The wrong move, regardless of which path you pick, is paying a low-tier retainer for two years and assuming that any movement is the agency’s doing. The right move is to write down the three or four outcomes you actually want from search (more phone calls, more form fills, more visibility for a specific service page, more market share against a specific competitor) and walk into every conversation with those outcomes on the table. The decision to outsource becomes very simple once the outcomes are concrete enough that the math either works or it does not.

Frequently Asked Questions

How much should a small business actually budget for outsourced SEO each month?

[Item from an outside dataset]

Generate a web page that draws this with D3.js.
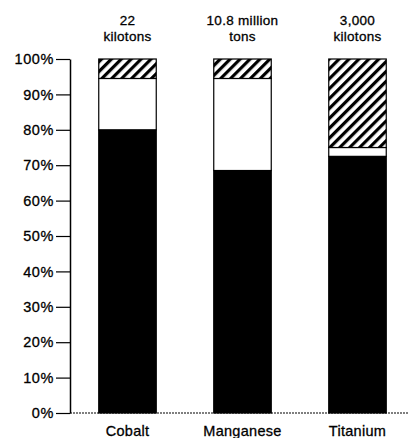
<!DOCTYPE html>
<html><head><meta charset="utf-8">
<script src="https://cdn.jsdelivr.net/npm/d3@7"></script>
<style>body{margin:0;background:#fff}</style>
</head><body>
<svg id="c" width="409" height="438"></svg>
<script>
const categories = ["Cobalt", "Manganese", "Titanium"];
const blackShare = [80, 68.5, 72.5];
const whiteShare = [14.5, 26, 2.5];
const hatchShare = [5.5, 5.5, 25];
const topLine1 = ["22", "10.8 million", "3,000"];
const topLine2 = ["kilotons", "tons", "kilotons"];
const yTicks = [0, 10, 20, 30, 40, 50, 60, 70, 80, 90, 100];

const svg = d3.select("#c");
const font = "Liberation Sans, Arial, sans-serif";
const x = d3.scaleBand().domain(categories).range([70, 415]).paddingInner(0.5).paddingOuter(0.25);
const y = d3.scaleLinear().domain([0, 100]).range([413, 59]);

const defs = svg.append("defs");
const pat = defs.append("pattern").attr("id", "hatch").attr("patternUnits", "userSpaceOnUse")
  .attr("width", 7).attr("height", 7).attr("patternTransform", "rotate(45)");
pat.append("rect").attr("width", 7).attr("height", 7).attr("fill", "#fff");
pat.append("rect").attr("x", 0).attr("width", 3.2).attr("height", 7).attr("fill", "#000");

const rows = categories.map((c, i) => ({c, segs: [
  {v0: 0, v1: blackShare[i], fill: "#000"},
  {v0: blackShare[i], v1: blackShare[i] + whiteShare[i], fill: "#fff"},
  {v0: blackShare[i] + whiteShare[i], v1: blackShare[i] + whiteShare[i] + hatchShare[i], fill: "url(#hatch)"}
]}));

const g = svg.append("g");
rows.forEach(r => {
  g.selectAll(null).data(r.segs).enter().append("rect")
    .attr("x", x(r.c)).attr("width", x.bandwidth())
    .attr("y", d => y(d.v1)).attr("height", d => y(d.v0) - y(d.v1))
    .attr("fill", d => d.fill).attr("stroke", "#000").attr("stroke-width", 1.2);
});

// y axis
const ax = svg.append("g").attr("transform", "translate(70,0)")
  .call(d3.axisLeft(y).tickValues(yTicks).tickFormat(d => d + "%").tickSize(14).tickSizeOuter(0));
ax.select(".domain").attr("stroke", "#000").attr("stroke-width", 1.5);
ax.selectAll(".tick line").attr("stroke", "#000").attr("stroke-width", 1.2);
ax.selectAll(".tick text").attr("font-family", font).attr("font-size", 14.5).attr("letter-spacing", 0.6)
  .attr("fill", "#000").attr("stroke", "#000").attr("stroke-width", 0.3).attr("x", -16);

// baseline
svg.append("line").attr("x1", 70).attr("x2", 409).attr("y1", y(0)).attr("y2", y(0))
  .attr("stroke", "#000").attr("stroke-width", 1.2).attr("stroke-dasharray", "2,1");

// labels
const lab = (xx, yy, t, fs) => svg.append("text").attr("x", xx).attr("y", yy).attr("text-anchor", "middle")
    .attr("font-family", font).attr("font-size", fs).attr("letter-spacing", 0.3)
    .attr("stroke", "#000").attr("stroke-width", 0.3).text(t);
categories.forEach((c, i) => {
  const cx = x(c) + x.bandwidth() / 2;
  lab(cx, 25, topLine1[i], 13.5);
  lab(cx, 41, topLine2[i], 13.5);
  lab(cx, 436, c, 14.5);
});
</script>
</body></html>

The realistic range for a single-location small business in a competitive local market is $1,000 to $3,000 a month. Below $1,000 you are almost always paying for templated work that does not move rankings. Above $3,000 a month makes sense once you have multiple service lines, multiple locations, or a customer with a high enough lifetime value that the math works out at higher tiers.

How long before outsourcing SEO starts producing leads?

Plan on three to six months before the first meaningful leads show up from organic traffic, and six to nine months before the engagement starts to look genuinely profitable on a monthly basis. Anyone who promises faster results is either selling you a paid ads program disguised as SEO or is over-promising to win the contract.

Can a small business do its own SEO without an agency at all?

Yes, but only under specific conditions. The owner needs four to six dedicated weekly hours, a genuine interest in the work, and a market where competition is light enough that consistent small effort can move the needle. In a competitive market against well-funded local competitors, pure DIY rarely catches up.

Is it better to hire one SEO freelancer or a small agency?

For most small businesses, a small specialist agency outperforms a single freelancer because the work spans technical, content, and reporting disciplines that rarely sit inside one person. The exception is a senior freelancer with a narrow scope (just technical SEO, just content) paired with someone else handling the other half of the work.

What is the single biggest mistake small businesses make when outsourcing SEO?

Picking the cheapest proposal. The price gap between a $500 retainer and a $1,500 retainer looks meaningful on paper, but the hour gap behind those numbers is almost always the difference between movement and no movement. Owners who set the budget at the floor of the market tend to spend a year discovering they paid for nothing.

How quickly can you cancel an outsourced SEO contract that is not working?

Read the contract carefully before you sign. Reputable small agencies usually run month-to-month or quarter-to-quarter, with clear exit terms. If a contract requires a twelve-month commitment with no off-ramp, that is a signal the agency knows results will be thin and wants to lock in the revenue regardless.